» GIVEN PROBLEM
Exactly as written, please set down all of the entries again, with no pictures.

— Start THE INPUT —

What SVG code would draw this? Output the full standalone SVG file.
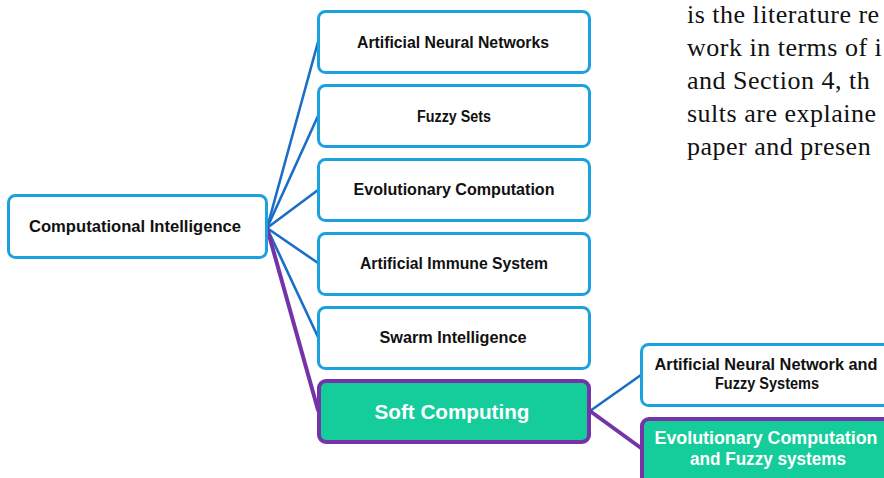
<svg xmlns="http://www.w3.org/2000/svg" width="884" height="478" viewBox="0 0 884 478">
  <style>
    .box { fill: #ffffff; stroke: #1ba1de; stroke-width: 3; }
    .soft { fill: #14cd9b; stroke: #7433a6; stroke-width: 4; }
    .lbl { font-family: "Liberation Sans", Arial, sans-serif; font-weight: bold; font-size: 16px; fill: #111111; text-anchor: middle; }
    .wlbl { font-family: "Liberation Sans", Arial, sans-serif; font-weight: bold; fill: #ffffff; text-anchor: middle; }
    .blue { stroke: #1b6ec6; stroke-width: 2.6; fill: none; stroke-linecap: round; }
    .purple { stroke: #7433a6; stroke-width: 4; fill: none; stroke-linecap: round; }
    .body { font-family: "Liberation Serif", "Times New Roman", serif; font-size: 26px; letter-spacing: 0.5px; fill: #111111; }
  </style>

  <rect width="884" height="478" fill="#ffffff"/>

  <!-- running text of the page -->
  <g id="page-text">
    <text class="body" x="687" y="23">is the literature re</text>
    <text class="body" x="687" y="56">work in terms of i</text>
    <text class="body" x="687" y="89">and Section 4, th</text>
    <text class="body" x="687" y="122">sults are explaine</text>
    <text class="body" x="687" y="155">paper and presen</text>
  </g>

  <!-- connectors -->
  <g id="connectors">
    <line class="blue" x1="267" y1="228" x2="318" y2="42"/>
    <line class="blue" x1="267" y1="228" x2="318" y2="116"/>
    <line class="blue" x1="267" y1="228" x2="318" y2="190"/>
    <line class="blue" x1="267" y1="228" x2="318" y2="263"/>
    <line class="blue" x1="267" y1="228" x2="318" y2="337"/>
    <line class="purple" x1="267" y1="228" x2="318" y2="410"/>
    <line class="blue" x1="590" y1="411" x2="641" y2="375"/>
    <line class="purple" x1="590" y1="411" x2="641" y2="448"/>
  </g>

  <g id="computational-intelligence">
    <rect class="box" x="8.5" y="195.5" width="258" height="62" rx="7"/>
    <text class="lbl" x="135" y="232" textLength="212" lengthAdjust="spacingAndGlyphs">Computational Intelligence</text>
  </g>

  <g id="artificial-neural-networks">
    <rect class="box" x="318.5" y="11.5" width="271" height="61" rx="7"/>
    <text class="lbl" x="453" y="48" textLength="192" lengthAdjust="spacingAndGlyphs">Artificial Neural Networks</text>
  </g>

  <g id="fuzzy-sets">
    <rect class="box" x="318.5" y="85.5" width="271" height="61" rx="7"/>
    <text class="lbl" x="454" y="122" textLength="74" lengthAdjust="spacingAndGlyphs">Fuzzy Sets</text>
  </g>

  <g id="evolutionary-computation">
    <rect class="box" x="318.5" y="159.5" width="271" height="61" rx="7"/>
    <text class="lbl" x="454" y="195" textLength="201" lengthAdjust="spacingAndGlyphs">Evolutionary Computation</text>
  </g>

  <g id="artificial-immune-system">
    <rect class="box" x="318.5" y="233.5" width="271" height="61" rx="7"/>
    <text class="lbl" x="454" y="269" textLength="188" lengthAdjust="spacingAndGlyphs">Artificial Immune System</text>
  </g>

  <g id="swarm-intelligence">
    <rect class="box" x="318.5" y="307.5" width="271" height="61" rx="7"/>
    <text class="lbl" x="453" y="343" textLength="147" lengthAdjust="spacingAndGlyphs">Swarm Intelligence</text>
  </g>

  <g id="soft-computing">
    <rect class="soft" x="319" y="381" width="270" height="61" rx="7"/>
    <text class="wlbl" x="452" y="419" font-size="21" textLength="155" lengthAdjust="spacingAndGlyphs">Soft Computing</text>
  </g>

  <g id="ann-fuzzy-systems">
    <rect class="box" x="641.5" y="344.5" width="270" height="61" rx="7"/>
    <text class="lbl" x="766" y="370" textLength="223" lengthAdjust="spacingAndGlyphs">Artificial Neural Network and</text>
    <text class="lbl" x="767" y="389" textLength="104" lengthAdjust="spacingAndGlyphs">Fuzzy Systems</text>
  </g>

  <g id="ec-fuzzy-systems">
    <rect class="soft" x="642" y="419" width="270" height="70" rx="7"/>
    <text class="wlbl" x="766" y="444" font-size="18" textLength="223" lengthAdjust="spacingAndGlyphs">Evolutionary Computation</text>
    <text class="wlbl" x="768" y="465" font-size="18" textLength="156" lengthAdjust="spacingAndGlyphs">and Fuzzy systems</text>
  </g>
</svg>
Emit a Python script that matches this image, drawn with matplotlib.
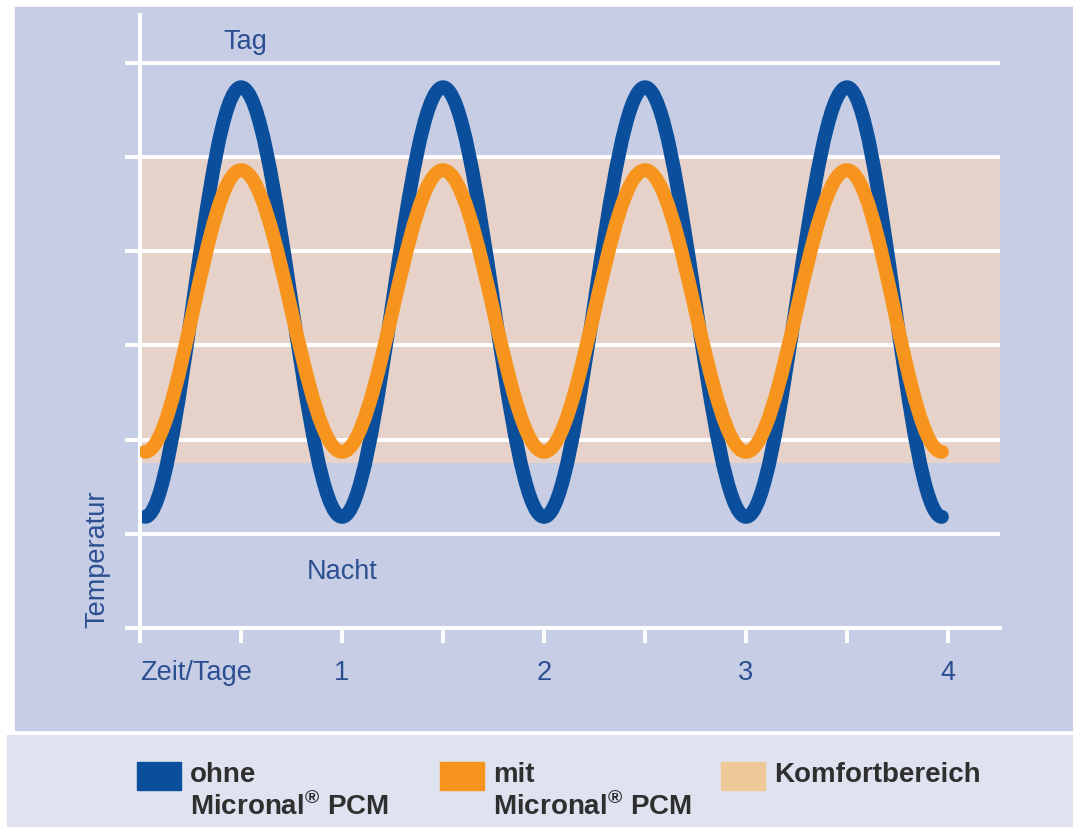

— End THE INPUT —

» ANSWER FOR THIS EXERCISE
What SVG code would draw this? Output the full standalone SVG file.
<svg xmlns="http://www.w3.org/2000/svg" width="884" height="478" viewBox="0 0 884 478">
  <style>
    .box { fill: #ffffff; stroke: #1ba1de; stroke-width: 3; }
    .soft { fill: #14cd9b; stroke: #7433a6; stroke-width: 4; }
    .lbl { font-family: "Liberation Sans", Arial, sans-serif; font-weight: bold; font-size: 16px; fill: #111111; text-anchor: middle; }
    .wlbl { font-family: "Liberation Sans", Arial, sans-serif; font-weight: bold; fill: #ffffff; text-anchor: middle; }
    .blue { stroke: #1b6ec6; stroke-width: 2.6; fill: none; stroke-linecap: round; }
    .purple { stroke: #7433a6; stroke-width: 4; fill: none; stroke-linecap: round; }
    .body { font-family: "Liberation Serif", "Times New Roman", serif; font-size: 26px; letter-spacing: 0.5px; fill: #111111; }
  </style>

  <rect width="884" height="478" fill="#ffffff"/>

  <!-- running text of the page -->
  <g id="page-text">
    <text class="body" x="687" y="23">is the literature re</text>
    <text class="body" x="687" y="56">work in terms of i</text>
    <text class="body" x="687" y="89">and Section 4, th</text>
    <text class="body" x="687" y="122">sults are explaine</text>
    <text class="body" x="687" y="155">paper and presen</text>
  </g>

  <!-- connectors -->
  <g id="connectors">
    <line class="blue" x1="267" y1="228" x2="318" y2="42"/>
    <line class="blue" x1="267" y1="228" x2="318" y2="116"/>
    <line class="blue" x1="267" y1="228" x2="318" y2="190"/>
    <line class="blue" x1="267" y1="228" x2="318" y2="263"/>
    <line class="blue" x1="267" y1="228" x2="318" y2="337"/>
    <line class="purple" x1="267" y1="228" x2="318" y2="410"/>
    <line class="blue" x1="590" y1="411" x2="641" y2="375"/>
    <line class="purple" x1="590" y1="411" x2="641" y2="448"/>
  </g>

  <g id="computational-intelligence">
    <rect class="box" x="8.5" y="195.5" width="258" height="62" rx="7"/>
    <text class="lbl" x="135" y="232" textLength="212" lengthAdjust="spacingAndGlyphs">Computational Intelligence</text>
  </g>

  <g id="artificial-neural-networks">
    <rect class="box" x="318.5" y="11.5" width="271" height="61" rx="7"/>
    <text class="lbl" x="453" y="48" textLength="192" lengthAdjust="spacingAndGlyphs">Artificial Neural Networks</text>
  </g>

  <g id="fuzzy-sets">
    <rect class="box" x="318.5" y="85.5" width="271" height="61" rx="7"/>
    <text class="lbl" x="454" y="122" textLength="74" lengthAdjust="spacingAndGlyphs">Fuzzy Sets</text>
  </g>

  <g id="evolutionary-computation">
    <rect class="box" x="318.5" y="159.5" width="271" height="61" rx="7"/>
    <text class="lbl" x="454" y="195" textLength="201" lengthAdjust="spacingAndGlyphs">Evolutionary Computation</text>
  </g>

  <g id="artificial-immune-system">
    <rect class="box" x="318.5" y="233.5" width="271" height="61" rx="7"/>
    <text class="lbl" x="454" y="269" textLength="188" lengthAdjust="spacingAndGlyphs">Artificial Immune System</text>
  </g>

  <g id="swarm-intelligence">
    <rect class="box" x="318.5" y="307.5" width="271" height="61" rx="7"/>
    <text class="lbl" x="453" y="343" textLength="147" lengthAdjust="spacingAndGlyphs">Swarm Intelligence</text>
  </g>

  <g id="soft-computing">
    <rect class="soft" x="319" y="381" width="270" height="61" rx="7"/>
    <text class="wlbl" x="452" y="419" font-size="21" textLength="155" lengthAdjust="spacingAndGlyphs">Soft Computing</text>
  </g>

  <g id="ann-fuzzy-systems">
    <rect class="box" x="641.5" y="344.5" width="270" height="61" rx="7"/>
    <text class="lbl" x="766" y="370" textLength="223" lengthAdjust="spacingAndGlyphs">Artificial Neural Network and</text>
    <text class="lbl" x="767" y="389" textLength="104" lengthAdjust="spacingAndGlyphs">Fuzzy Systems</text>
  </g>

  <g id="ec-fuzzy-systems">
    <rect class="soft" x="642" y="419" width="270" height="70" rx="7"/>
    <text class="wlbl" x="766" y="444" font-size="18" textLength="223" lengthAdjust="spacingAndGlyphs">Evolutionary Computation</text>
    <text class="wlbl" x="768" y="465" font-size="18" textLength="156" lengthAdjust="spacingAndGlyphs">and Fuzzy systems</text>
  </g>
</svg>
Emit a Python script that matches this image, drawn with matplotlib.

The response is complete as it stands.